Non si tratta di una “forzatura vegana”, premettiamolo. Ma queste poche righe (poche, è ovvio, considerando l’ampiezza media dei capitoli dell’epopea di Ahab e compagni raccontata dal marinaio d’esperienza Ismaele) sono una sorpresa da rileggere più volte. Questo capitolo è la riprova del fatto, se ancora ce ne fosse il bisogno, che il tema del “chi/che cosa mangiamo”, del nostro rapporto con altri esseri viventi di cui ci nutriamo, sull’incoerenza che sta alla base dei nostri comportamenti spesso dettati dalla volontà di preservarci, sono antichi come lo sono i dubbi dell’uomo sin da quando è stato in grado di pensare sé stesso.

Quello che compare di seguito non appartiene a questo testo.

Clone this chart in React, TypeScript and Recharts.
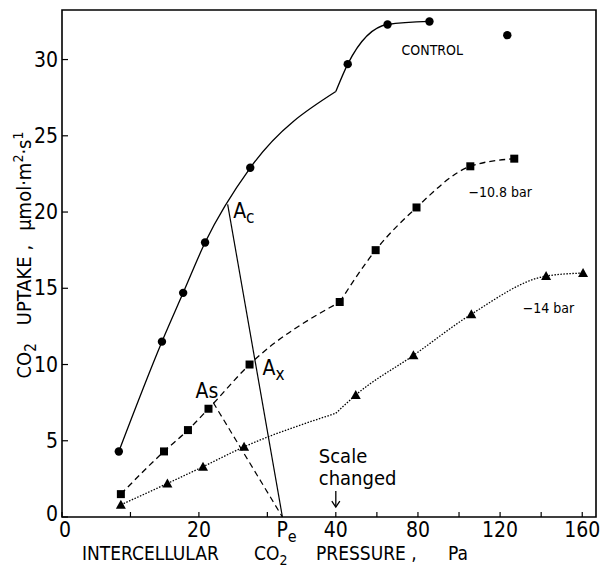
import {
  ComposedChart,
  Line,
  Scatter,
  XAxis,
  YAxis,
  Label,
  ReferenceArea,
  ReferenceLine,
  ReferenceDot,
} from "recharts";

const FONT = "'Liberation Sans Narrow', 'DejaVu Sans Condensed', sans-serif";

// x axis is broken at 40 Pa: past that point one Pa takes 0.3 of the space
const BREAK = 40;
const UPPER = 0.3;
const toT = (pa: number) => (pa <= BREAK ? pa : BREAK + (pa - BREAK) * UPPER);
const toPa = (t: number) => (t <= BREAK ? t : BREAK + (t - BREAK) / UPPER);

const X_LABELS = [0, 20, 40, 80, 120, 160];
const X_MINOR = [10, 30, 60, 100, 140];
const Y_TICKS = [0, 5, 10, 15, 20, 25, 30];
const X_MAX = toT(166.7);
const Y_MAX = 33.25;

// control
const CONTROL_PA = [8.3, 14.6, 17.7, 20.9, 27.5, 45.8, 65.2, 85.6, 123.5];
const CONTROL_A = [4.3, 11.5, 14.7, 18.0, 22.9, 29.7, 32.3, 32.5, 31.6];
const CONTROL_BEND = [40, 27.9];
const CONTROL_CURVE_END = 85.6;

// -10.8 bar
const BAR108_PA = [8.6, 14.9, 18.4, 21.4, 27.4, 41.9, 59.4, 79.3, 105.5, 126.9];
const BAR108_A = [1.5, 4.3, 5.7, 7.1, 10.0, 14.1, 17.5, 20.3, 23.0, 23.5];
const BAR108_BEND = [41.9, 14.1];

// -14 bar
const BAR14_PA = [8.6, 15.4, 20.6, 26.6, 49.7, 77.8, 106, 142.4, 160.4];
const BAR14_A = [0.8, 2.2, 3.3, 4.6, 8.0, 10.6, 13.3, 15.8, 16.0];
const BAR14_BEND = [40, 6.8];

const AC = [24.2, 20.5];
const AS = [22.1, 7.5];
const PE = 32.2;

type P = { t: number; a: number };
const pts = (pa: number[], a: number[]): P[] => pa.map((p, i) => ({ t: toT(p), a: a[i] }));

// the curves kink where the scale changes, so each one is drawn in two pieces
const split = (list: P[], bend: number[], end = Infinity) => {
  const b = { t: toT(bend[0]), a: bend[1] };
  const inRange = list.filter((p) => p.t <= toT(end));
  return [
    [...inRange.filter((p) => p.t < b.t), b],
    [b, ...inRange.filter((p) => p.t > b.t)],
  ];
};

const controlPts = pts(CONTROL_PA, CONTROL_A);
const [controlLow, controlHigh] = split(controlPts, CONTROL_BEND, CONTROL_CURVE_END);
const bar108Pts = pts(BAR108_PA, BAR108_A);
const [bar108Low, bar108High] = split(bar108Pts, BAR108_BEND);
const bar14Pts = pts(BAR14_PA, BAR14_A);
const [bar14Low, bar14High] = split(bar14Pts, BAR14_BEND);

const xTicks = [...X_LABELS, ...X_MINOR, PE].map(toT).sort((p, q) => p - q);

const Circle = (p: any) => <circle cx={p.cx} cy={p.cy} r={4.2} fill="#000" />;
const Square = (p: any) => <rect x={p.cx - 4} y={p.cy - 4} width={8} height={8} fill="#000" />;
const Tri = (p: any) => (
  <path d={`M${p.cx},${p.cy - 5}L${p.cx + 5},${p.cy + 4}L${p.cx - 5},${p.cy + 4}Z`} fill="#000" />
);

const XTick = (props: any) => {
  const { x, y, payload } = props;
  const pa = Math.round(toPa(payload.value) * 10) / 10;
  if (Math.abs(pa - PE) < 0.05) {
    return (
      <text x={x - 6} y={y + 20} fontFamily={FONT} fontSize={21} fill="#000">
        P<tspan dy={5} fontSize={16}>e</tspan>
      </text>
    );
  }
  const major = X_LABELS.includes(pa);
  return (
    <g>
      <line x1={x} x2={x} y1={y} y2={y - 5} stroke="#000" strokeWidth={1.2} />
      {major && (
        <text x={pa === 0 ? x + 3 : x} y={y + 20} textAnchor="middle" fontFamily={FONT} fontSize={21} fill="#000">
          {pa}
        </text>
      )}
    </g>
  );
};

const YTick = (props: any) => {
  const { x, y, payload } = props;
  return (
    <g>
      <line x1={x} x2={x + 6} y1={y} y2={y} stroke="#000" strokeWidth={1.2} />
      <text x={x - 4} y={payload.value === 0 ? y + 4 : y + 7} textAnchor="end" fontFamily={FONT} fontSize={21} fill="#000">
        {payload.value}
      </text>
    </g>
  );
};

const txt = (s: string, size: number) => (p: any) => (
  <text x={p.cx} y={p.cy} fontFamily={FONT} fontSize={size} fill="#000">
    {s}
  </text>
);

const subTxt = (main: string, sub: string) => (p: any) => (
  <text x={p.cx} y={p.cy} fontFamily={FONT} fontSize={21} fill="#000">
    {main}
    <tspan dy={5} fontSize={17}>{sub}</tspan>
  </text>
);

const ScaleNote = (p: any) => (
  <g>
    <text x={p.cx - 17} y={p.cy - 44} fontFamily={FONT} fontSize={20} fill="#000">Scale</text>
    <text x={p.cx - 17} y={p.cy - 22} fontFamily={FONT} fontSize={20} fill="#000">changed</text>
    <line x1={p.cx} x2={p.cx} y1={p.cy - 16} y2={p.cy} stroke="#000" strokeWidth={1.3} />
    <path d={`M${p.cx - 4},${p.cy - 6}L${p.cx},${p.cy}L${p.cx + 4},${p.cy - 6}`} fill="none" stroke="#000" strokeWidth={1.3} />
  </g>
);

const YTitle = () => (
  <text
    transform="translate(31, 255) rotate(-90)"
    textAnchor="middle"
    fontFamily={FONT}
    fontSize={20}
    fill="#000"
  >
    CO<tspan dy={5} fontSize={15}>2</tspan>
    <tspan dy={-5} dx={18}>UPTAKE ,</tspan>
    <tspan dx={14}>μmol·m</tspan>
    <tspan dy={-8} fontSize={14}>2</tspan>
    <tspan dy={8}>·s</tspan>
    <tspan dy={-8} fontSize={14}>1</tspan>
  </text>
);

const XTitle = () => (
  <g fontFamily={FONT} fontSize={19} fill="#000">
    <text x={82} y={560}>INTERCELLULAR</text>
    <text x={254} y={560}>
      CO<tspan dy={5} fontSize={14}>2</tspan>
    </text>
    <text x={316} y={560}>PRESSURE ,</text>
    <text x={448} y={560}>Pa</text>
  </g>
);

const curve = (data: P[], dash?: string, key?: string) => (
  <Line
    key={key}
    data={data}
    dataKey="a"
    type="monotone"
    stroke="#000"
    strokeWidth={1.3}
    strokeDasharray={dash}
    dot={false}
    isAnimationActive={false}
  />
);

export default function App() {
  return (
    <div style={{ position: "absolute", left: 0, top: 0, background: "#fff" }}>
      <ComposedChart width={600} height={567} margin={{ top: 10, right: 4, bottom: 0, left: 0 }}>
        <XAxis
          dataKey="t"
          type="number"
          domain={[0, X_MAX]}
          ticks={xTicks}
          interval={0}
          tick={<XTick />}
          tickSize={0}
          tickMargin={0}
          tickLine={false}
          axisLine={false}
          height={50}
        >
          <Label content={<XTitle />} />
        </XAxis>
        <YAxis
          type="number"
          domain={[0, Y_MAX]}
          ticks={Y_TICKS}
          interval={0}
          tick={<YTick />}
          tickSize={0}
          tickMargin={0}
          tickLine={false}
          axisLine={false}
          width={62}
        >
          <Label content={<YTitle />} />
        </YAxis>
        <ReferenceArea x1={0} x2={X_MAX} y1={0} y2={Y_MAX} fill="none" stroke="#000" strokeWidth={1.6} />

        {curve(controlLow, undefined, "c1")}
        {curve(controlHigh, undefined, "c2")}
        {curve(bar108Low, "6 4", "m1")}
        {curve(bar108High, "6 4", "m2")}
        {curve(bar14Low, "1.5 1.5", "t1")}
        {curve(bar14High, "1.5 1.5", "t2")}

        <Scatter data={controlPts} dataKey="a" shape={Circle} isAnimationActive={false} />
        <Scatter data={bar108Pts} dataKey="a" shape={Square} isAnimationActive={false} />
        <Scatter data={bar14Pts} dataKey="a" shape={Tri} isAnimationActive={false} />

        <ReferenceLine segment={[{ x: toT(AC[0]), y: AC[1] }, { x: toT(PE), y: 0 }]} stroke="#000" strokeWidth={1.2} />
        <ReferenceLine segment={[{ x: toT(AS[0]), y: AS[1] }, { x: toT(PE), y: 0 }]} stroke="#000" strokeWidth={1.2} strokeDasharray="6 4" />

        <ReferenceDot x={toT(25.0)} y={19.6} r={0} shape={subTxt("A", "c")} />
        <ReferenceDot x={toT(29.3)} y={9.3} r={0} shape={subTxt("A", "x")} />
        <ReferenceDot x={toT(19.5)} y={7.8} r={0} shape={txt("As", 21)} />
        <ReferenceDot x={toT(72)} y={30.3} r={0} shape={txt("CONTROL", 14)} />
        <ReferenceDot x={toT(104.6)} y={21.0} r={0} shape={txt("−10.8  bar", 14)} />
        <ReferenceDot x={toT(131)} y={13.4} r={0} shape={txt("−14  bar", 14)} />
        <ReferenceDot x={toT(40)} y={0.65} r={0} shape={ScaleNote} />
      </ComposedChart>
    </div>
  );
}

Che cosa dice Melville nel capitolo 65, quindi?
Ecco la storia: Stubb, il secondo ufficiale di bordo, ha concluso con successo uno dei numerosi episodi di pesca al capodoglio che fanno da puntello al libro. Il grande cetaceo (che non è Moby Dick), ormai privo di vita, giace in acqua legato alla baleniera Pequod e deve essere portato a bordo. E’ notte e gli uomini dell’equipaggio lavorano senza sosta per portare a bordo il grande pesce. Stubb decide intanto di festeggiare la caccia regalandosi una cena notturna a base di bistecca di balena, è l’unico sulla nave a volerla mangiare, e dopo averne ottenuto un pezzo dai marinai, chiede al cuoco di bordo di cucinarla prontamente. Lanuggine, così viene soprannominato l’anziano cuoco che lavora a bordo del Pequod, nonostante la stanchezza si mette all’opera in modo che il volitivo Stubb possa godersi il suo piatto preferito prima di subito. Il capitolo 64, si conclude con una riflessione del cuoco: “Per Dio, preferirei che la balena mangiasse lui – dice riferendosi a Stubb – piuttosto che lui la balena. Che io sia benedetto se non è più squalo lui di tutti gli squali”.
Ed ecco il capitolo 65: l’ipocrisia sul mangiar carne
Ed è qui che parte la riflessione di Melville: la società civile, quella che sta fuori dalle baleniere, trova abominevole che un uomo mangi un animale appena ucciso e lo faccia, come fa lo stesso Stubb, alla luce di una lanterna alimentata con lo stesso olio prodotto da quella creatura marina insieme terrificante e grandiosa. La verità è che si tratta solamente di una grande ipocrisia, infatti, scrive Melville: “Il primo uomo che uccise un bue fu considerato un assassino, e forse fu impiccato; se fosse stato giudicato da un tribunale di buoi lo sarebbe stato certamente; e di sicuro se lo meritava – continua l’autore americano- come se lo merita ogni assassino”.
Insomma, chi può giudicare chi? Che cosa è “abominevole” e che cosa non lo è? Dove sta il confine dell’etica, chi è il giudice? E Melville continua con la frase che abbiamo letto all’inizio dell’articolo:”Le folle di bipedi vivi che fissano le lunghe fila di quadrupedi morti. E chi non è cannibale?”. Insomma: perché la società gourmand (come la definisce Ismaele) considera terribile mangiare carne di balene alla luce dell’olio della stessa, ma non alza una sola parola verso chi taglia il roast-beef con un coltello il cui manico è fatto dell’osso dello stesso manzo?
Infine Melville alza il tono e rende ancora più chiara la sua posizione spiegando che, nel giudizio finale, quello divino, sarà decisamente più fortunato l’isolano che, per sopravvivere alla carestia abbia messo sotto sale un missionario, piuttosto che un “gourmand civilizzato e illuminato che inchiodi le oche a terra e col paté de foie gras” si goda il loro fegato tumefatto.”.
Signori e signore, Herman Melville: 1851.